December 08, 2005

The cure for loneliness

The November 2005 issue of Yoga Journal had an article that really pissed me off. (I believe that being angered by an issue of a magazine devoted to yoga officially qualifies me for the 2005 World Championship of Ironic Non-Enlightenment.) The article was entitled “A Real Cure for Loneliness: Sweet Solitude.” Great! I thought. Disconnection and alienation are such problems for modern industrial cultures, maybe they’ll have some wisdom to offer. I certainly have struggled with loneliness and a lack of social connection, as an immigrant to a new culture. So I was mightily disappointed when the article was focused entirely on the individual. Here was the author’s startling insight: time spent alone doesn’t have to be lonely. You can use it for spiritual practice, and as an opportunity to focus on the spiritual essentials that really matter. I expect more from a yoga magazine than platitudes that were obvious to me in high school. I expect a bit more depth of analysis.

It’s all well and good to focus on time spent in the "inner world", but such an analysis of loneliness misses the underlying cause, i.e., a society that is out of balance, in which people are disconnected from each other. Instead, the implicit message is that if loneliness is a problem for someone, he or she just isn’t being spiritual enough. It points to the individual him- or herself as the cause of the problem. Modern industrial cultures are structured to alienate people from each other. Our culture focuses on people as consumers rather than as relate-ers, shunting people towards activities like watching TV and playing video games that involve not interacting with other people. Given our society’s profound inability to foster meaningful lasting social connections, writing an article like this one is like saying that the problem with people on the Titanic was that they just didn’t have a spiritual enough attitude towards drowning in freezing water.
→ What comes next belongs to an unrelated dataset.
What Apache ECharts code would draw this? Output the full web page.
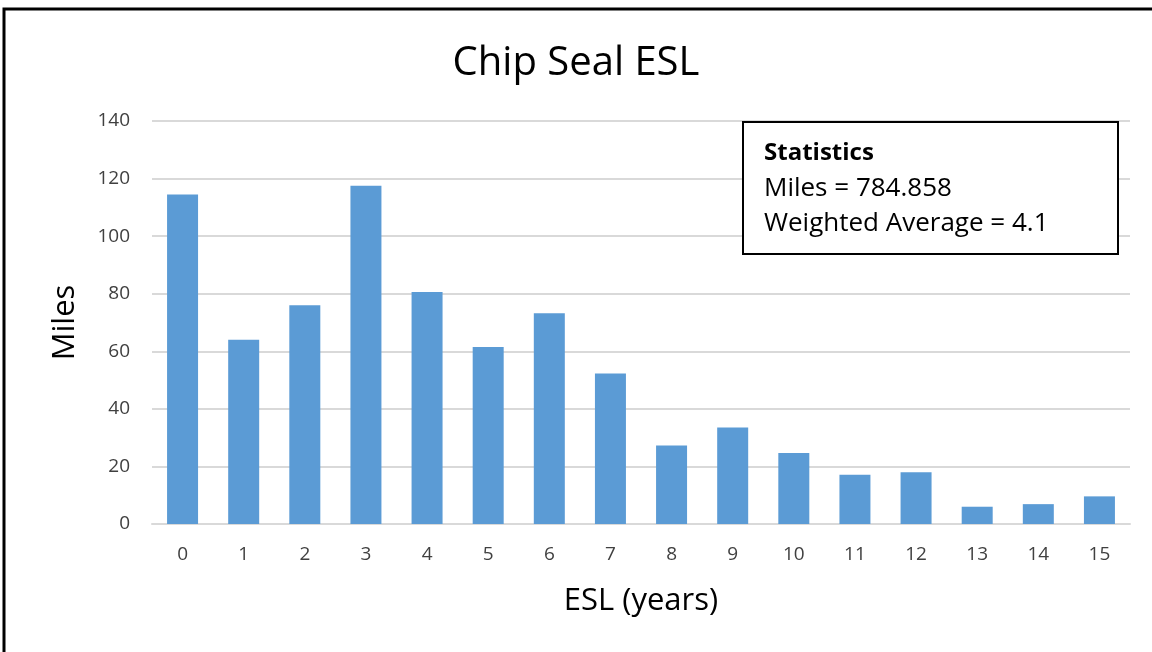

We are social primates. We need social contact, a sense of belonging, a sense of community and being valued by other people. Hunter-gatherer cultures and traditional agricultural cultures have this. (See entry of May 25, click here.) Maybe if we worked on enriching the social connections in our culture rather than everyone staying alone and gazing at their navels, a.k.a., inner worlds, we could heal the underlying cause of disconnection. Then we could focus on the inner world fruitfully. The wisdom traditions of the world recognize the need for community. Yogis, or Buddhist monks and nuns don’t try to do their practice in isolation, but within a spiritual community, or sangha. Even a monk in a cave depends on food and water brought by members of his sangha, and will return to that sangha to share the wisdom from his practice in the cave. It’s only Americans, thinking they can shop for spiritual wisdom piecemeal, who cling to the idea of practicing in isolation. Individualism is a part of American culture that gets grafted onto Eastern practices when they come to America, but that doesn’t mean it’s part of the Eastern tradition.